Vitaliy Mykhayliv

Personal information
- Full name: Vitaliy Romanovych Mykhayliv
- Date of birth: 11 October 2005 (age 20)
- Place of birth: Lviv, Ukraine
- Height: 1.65 m (5 ft 5 in)
- Position: Attacking midfielder

Team information
- Current team: Nyva Ternopil
- Number: 27

Youth career
- 2017–2022: Lviv

Senior career*
- Years: Team / Apps / (Gls)
- 2022–2023: Lviv / 12 / (0)
- 2023–2024: Mynai / 0 / (0)
- 2024–: Nyva Ternopil / 30 / (2)

International career^{‡}
- 2023: Ukraine U19 / 5 / (0)

= Vitaliy Mykhayliv =

Ukrainian footballer

Vitaliy Romanovych Mykhayliv (Віталій Романович Михайлів; born 11 October 2005) is a Ukrainian professional footballer who plays as an attacking midfielder for Nyva Ternopil.

==Career==
Born in Lviv, Mykhayliv is a product of the local Lviv youth sportive school system.

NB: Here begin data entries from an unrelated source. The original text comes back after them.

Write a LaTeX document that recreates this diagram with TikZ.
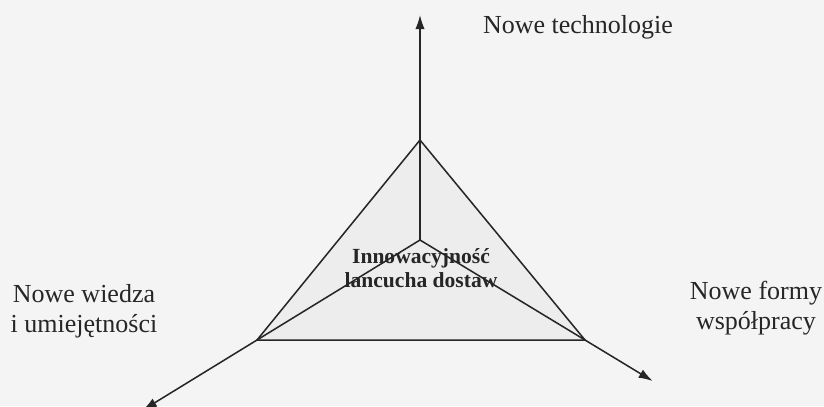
\documentclass[tikz,border=0pt]{standalone}
\usepackage{fontspec}
\setmainfont{Liberation Serif}
\usepackage{tikz}
\usetikzlibrary{arrows.meta, calc}
\definecolor{inkgray}{HTML}{262626}
\definecolor{paper}{HTML}{F4F4F4}

\begin{document}
\begin{tikzpicture}[x=0.03cm, y=-0.03cm]
  \tikzset{axisline/.style={draw=inkgray, line width=1.3pt},
           axisarrow/.style={axisline, -{Latex[length=12pt, width=8pt]}},
           dimlabel/.style={text=inkgray, align=center, inner sep=0pt,
                            font=\fontsize{22.2}{25.6}\selectfont},
           corelabel/.style={text=inkgray, align=center, inner sep=0pt,
                             font=\fontsize{18.4}{20.5}\selectfont\bfseries}}

  % page
  \fill[paper] (0,0) rectangle (824,406);
  \useasboundingbox (0,0) rectangle (824,406);

  % triangle corners and centre
  \coordinate (mid) at (420,240);
  \coordinate (apex) at (420,140);
  \coordinate (bl) at (257,340);
  \coordinate (br) at (585,340);
  % arrow ends
  \coordinate (toptip) at (420,15);
  \coordinate (lefttip) at ($(mid)!1.70!(bl)$);
  \coordinate (righttip) at ($(mid)!1.41!(br)$);

  % triangle
  \filldraw[axisline, fill=gray!14] (apex) -- (br) -- (bl) -- cycle;

  % three axes
  \draw[axisarrow] (mid) -- (toptip);
  \draw[axisarrow] (mid) -- (lefttip);
  \draw[axisarrow] (mid) -- (righttip);

  % labels
  \node[corelabel] (core) at (421,268) {Innowacyjność\\lancucha dostaw};
  \node[dimlabel] (tech) at (578,27) {Nowe technologie};
  \node[dimlabel] (know) at (84,311) {Nowe wiedza\\i umiejętności};
  \node[dimlabel] (coop) at (756,308) {Nowe formy\\współpracy};
\end{tikzpicture}
\end{document}
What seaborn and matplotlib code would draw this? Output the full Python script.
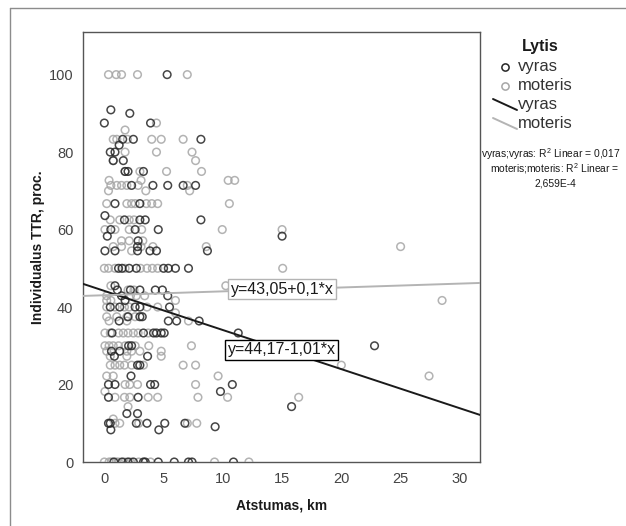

He played for Lviv in the Ukrainian Premier League Reserves and in September 2022 Mykhayliv was promoted to the senior squad of this team. He made his debut in the Ukrainian Premier League for Lviv as a second half-time substituted player on 11 September 2022, playing in a losing away match against Dynamo Kyiv.